Indépendance, économie et autorité.

Les cahiers de la librairie

Indépendance, économie et autorité.

Par Christian Thorel, librairie Ombres blanches

Texte extrait des Cahiers de la librairie, n°5 - Le livre à l'ère du numérique

Revenons au texte, que nous observerons dans trois états. Un état gazeux, produit d’un projet, d’un chantier, un work in progress aux contours indéfinis, inachevé, inabouti, en cours de validation… Cet état de production ne quitte l’écran de son auteur que pour cheminer dans le Net, guidé par les moteurs de recherche ou par les réseaux d’information spécialisée. Ou pour errer peut-être dans l’éther des connexions, dans l’éternisation d’une attente. Ce brouillard infini de productions est déjà l’empire des millions d’écritures qui le forment. Régi par Google et MSN.

Un état liquide est l’étape suivante. Celle d’une validation par une instance éditoriale et dont la forme finie, celle d’un fichier téléchargeable pour ordinateur, pour papier électronique, pour e-book, trouvera son adresse dans le catalogue de l’éditeur, sa diffusion et sa commercialisation Internet (ou à des bornes professionnelles, en librairie par exemple).

Il n’est pas interdit au livre « liquide » d’accéder au troisième état, celui de livre papier. C’est à l’éditeur qu’incombera la décision de ce passage. Comme lui aura appartenu celle d’enrichir son catalogue par la production de livres papier et d’en transformer à l’inverse une partie en fichiers numériques exportables.

[…] Dans les deux états liquide et solide, les limites sont posées par l’auteur et validées par l’éditeur. Ces limites tempèrent les effets de la mutation anthropologique engendrée par le numérique en préservant, en gelant en quelque sorte les caractères constitutifs de l’oeuvre. Ainsi que l’écrit Joël Ronez : « L’avenir du livre ne se trouve pas dans sa capacité à devenir liquide, téléchargeable ou numérique, mais dans le rang qu’il saura tenir comme dépositaire d’un contenu nourri d’une exigence tierce, et dont la conjugaison de ce dernier élément avec une création produit de la valeur. »

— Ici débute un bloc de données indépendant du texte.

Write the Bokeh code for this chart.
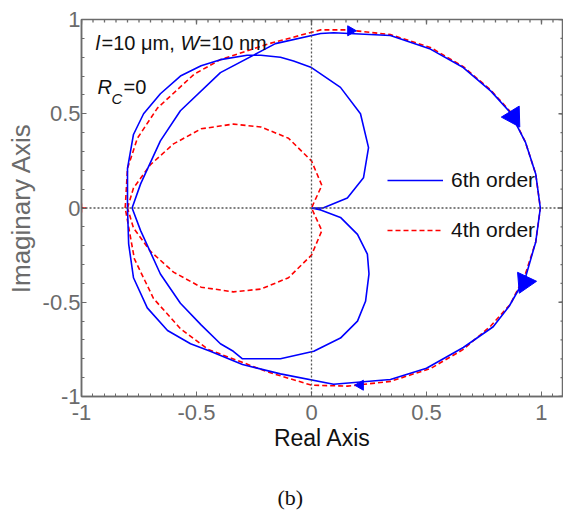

[…]Si c’est dans ces deux états que l’on trouve les livres d’aujourd’hui, ceux de demain (après-demain est décidément bien trop loin) auront une forme bien voisine. Tout se jouera donc dans les proportions entre livres papier et fichiers téléchargeables. Sans oublier le devenir d’autres supports, la nature et l’ergonomie du papier électronique, la capacité es ordinateurs (doublera-t-elle encore tous les deux ans ?). L’enjeu majeur reste dès lors la capacité du livre papier à résister.